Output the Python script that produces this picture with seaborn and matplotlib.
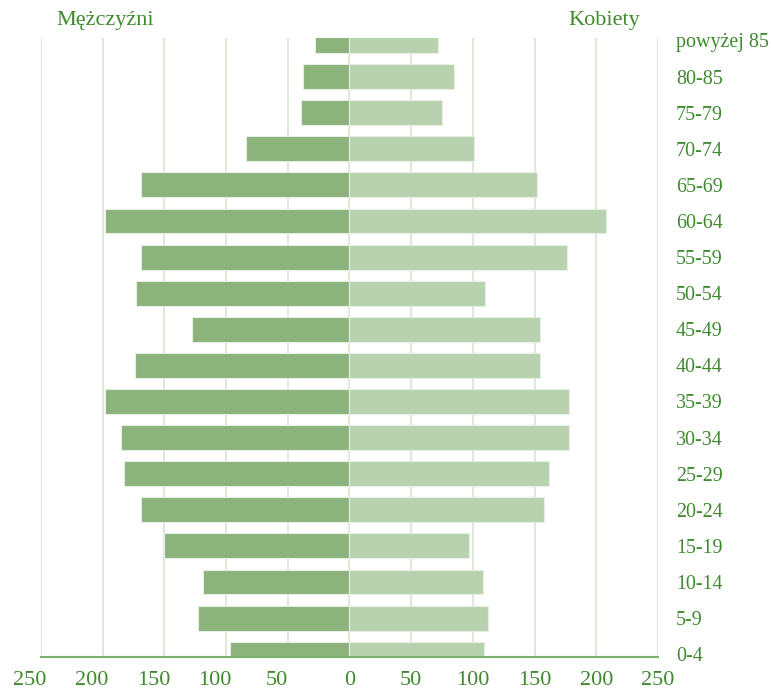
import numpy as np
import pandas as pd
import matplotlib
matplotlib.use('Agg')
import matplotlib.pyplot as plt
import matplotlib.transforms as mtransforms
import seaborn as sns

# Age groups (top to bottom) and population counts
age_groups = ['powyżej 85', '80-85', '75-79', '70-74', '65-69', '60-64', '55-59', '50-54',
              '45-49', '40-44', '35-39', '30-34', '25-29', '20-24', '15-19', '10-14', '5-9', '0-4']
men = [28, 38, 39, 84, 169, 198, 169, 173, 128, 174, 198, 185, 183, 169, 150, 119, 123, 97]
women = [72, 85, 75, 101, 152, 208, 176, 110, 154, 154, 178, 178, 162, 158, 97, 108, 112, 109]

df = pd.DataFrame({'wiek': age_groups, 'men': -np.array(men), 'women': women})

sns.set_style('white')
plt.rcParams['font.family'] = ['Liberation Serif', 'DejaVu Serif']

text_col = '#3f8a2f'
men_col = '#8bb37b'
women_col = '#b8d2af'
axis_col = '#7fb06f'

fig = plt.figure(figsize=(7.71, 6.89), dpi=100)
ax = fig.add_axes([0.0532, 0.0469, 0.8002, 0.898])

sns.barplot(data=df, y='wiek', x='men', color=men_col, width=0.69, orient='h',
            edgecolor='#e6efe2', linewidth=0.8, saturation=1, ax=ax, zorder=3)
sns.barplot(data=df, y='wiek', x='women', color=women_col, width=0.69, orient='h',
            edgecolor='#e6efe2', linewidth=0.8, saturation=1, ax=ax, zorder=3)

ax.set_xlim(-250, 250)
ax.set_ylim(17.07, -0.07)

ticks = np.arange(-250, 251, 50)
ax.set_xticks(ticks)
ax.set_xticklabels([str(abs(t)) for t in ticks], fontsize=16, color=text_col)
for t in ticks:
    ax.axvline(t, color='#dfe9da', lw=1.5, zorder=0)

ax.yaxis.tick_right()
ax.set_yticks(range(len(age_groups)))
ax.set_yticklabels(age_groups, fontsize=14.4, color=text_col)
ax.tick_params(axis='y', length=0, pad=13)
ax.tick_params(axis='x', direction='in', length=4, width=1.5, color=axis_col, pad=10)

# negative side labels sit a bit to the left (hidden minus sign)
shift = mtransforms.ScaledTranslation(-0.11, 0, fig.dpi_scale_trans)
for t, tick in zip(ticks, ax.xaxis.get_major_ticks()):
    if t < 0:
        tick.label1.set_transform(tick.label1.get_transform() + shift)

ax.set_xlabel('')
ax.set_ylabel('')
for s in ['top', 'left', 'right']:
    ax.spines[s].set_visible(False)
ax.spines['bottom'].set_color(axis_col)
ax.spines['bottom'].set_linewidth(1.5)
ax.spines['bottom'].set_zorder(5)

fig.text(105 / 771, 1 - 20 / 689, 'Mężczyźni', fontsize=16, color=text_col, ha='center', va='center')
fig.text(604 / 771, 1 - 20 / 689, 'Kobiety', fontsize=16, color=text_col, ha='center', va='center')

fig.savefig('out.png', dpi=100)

####################

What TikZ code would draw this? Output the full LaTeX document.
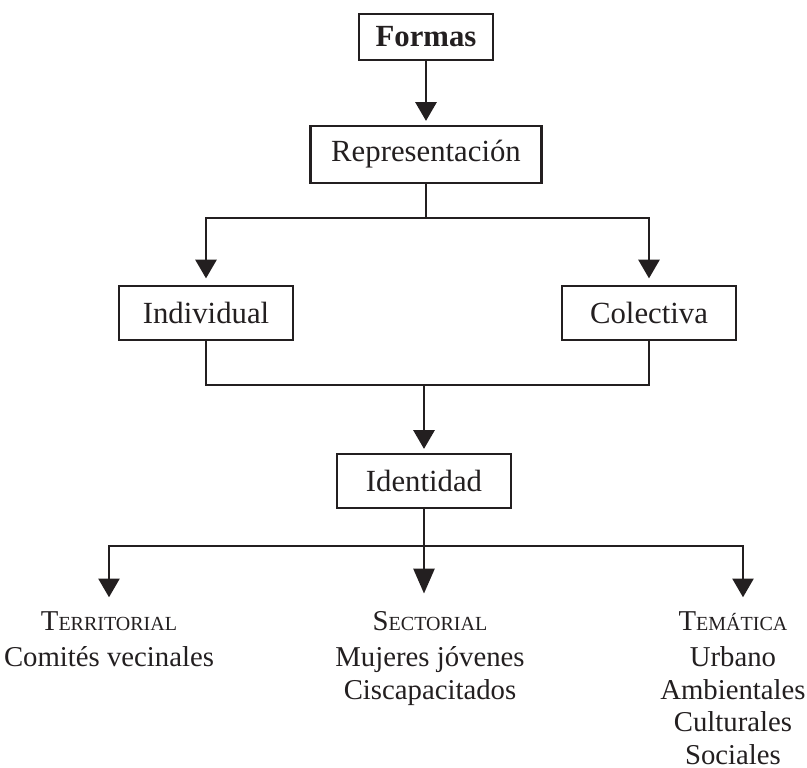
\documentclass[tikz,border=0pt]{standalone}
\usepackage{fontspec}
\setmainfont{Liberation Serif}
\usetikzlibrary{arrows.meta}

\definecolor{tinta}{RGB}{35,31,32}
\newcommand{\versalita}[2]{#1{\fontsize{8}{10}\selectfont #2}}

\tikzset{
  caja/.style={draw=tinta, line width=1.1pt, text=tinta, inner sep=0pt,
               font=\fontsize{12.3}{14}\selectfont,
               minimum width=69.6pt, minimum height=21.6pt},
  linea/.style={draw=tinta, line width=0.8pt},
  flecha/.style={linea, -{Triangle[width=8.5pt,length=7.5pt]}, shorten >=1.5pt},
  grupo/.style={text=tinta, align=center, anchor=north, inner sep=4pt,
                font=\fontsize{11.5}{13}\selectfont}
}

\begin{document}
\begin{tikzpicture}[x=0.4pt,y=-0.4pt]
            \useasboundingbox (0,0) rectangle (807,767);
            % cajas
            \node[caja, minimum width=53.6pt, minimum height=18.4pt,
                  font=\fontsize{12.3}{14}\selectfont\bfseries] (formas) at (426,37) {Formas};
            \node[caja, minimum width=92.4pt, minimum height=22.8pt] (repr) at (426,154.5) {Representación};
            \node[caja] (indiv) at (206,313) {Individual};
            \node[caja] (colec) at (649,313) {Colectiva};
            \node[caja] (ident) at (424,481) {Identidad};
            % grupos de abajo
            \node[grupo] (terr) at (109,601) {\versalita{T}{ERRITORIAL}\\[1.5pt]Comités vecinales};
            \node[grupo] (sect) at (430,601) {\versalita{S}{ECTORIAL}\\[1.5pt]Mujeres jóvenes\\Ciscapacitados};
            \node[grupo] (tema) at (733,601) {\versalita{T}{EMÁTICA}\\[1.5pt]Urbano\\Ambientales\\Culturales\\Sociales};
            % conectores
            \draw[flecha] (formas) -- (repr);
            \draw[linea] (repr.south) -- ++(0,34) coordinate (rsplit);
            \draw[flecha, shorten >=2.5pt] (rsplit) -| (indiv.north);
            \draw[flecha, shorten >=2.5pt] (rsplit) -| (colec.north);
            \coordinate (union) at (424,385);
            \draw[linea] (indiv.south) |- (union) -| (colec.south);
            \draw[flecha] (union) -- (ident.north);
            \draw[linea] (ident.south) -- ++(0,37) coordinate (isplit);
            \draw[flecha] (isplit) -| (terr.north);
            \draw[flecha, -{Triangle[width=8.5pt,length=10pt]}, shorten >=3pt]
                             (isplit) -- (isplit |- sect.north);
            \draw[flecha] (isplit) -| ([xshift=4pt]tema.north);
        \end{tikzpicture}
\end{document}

####################

### SHORT PROBLEM:
Pull every line holding "Output" out of the records.

### WRITTEN REPLY:
Output the Python script that produces this picture with seaborn and matplotlib.
What TikZ code would draw this? Output the full LaTeX document.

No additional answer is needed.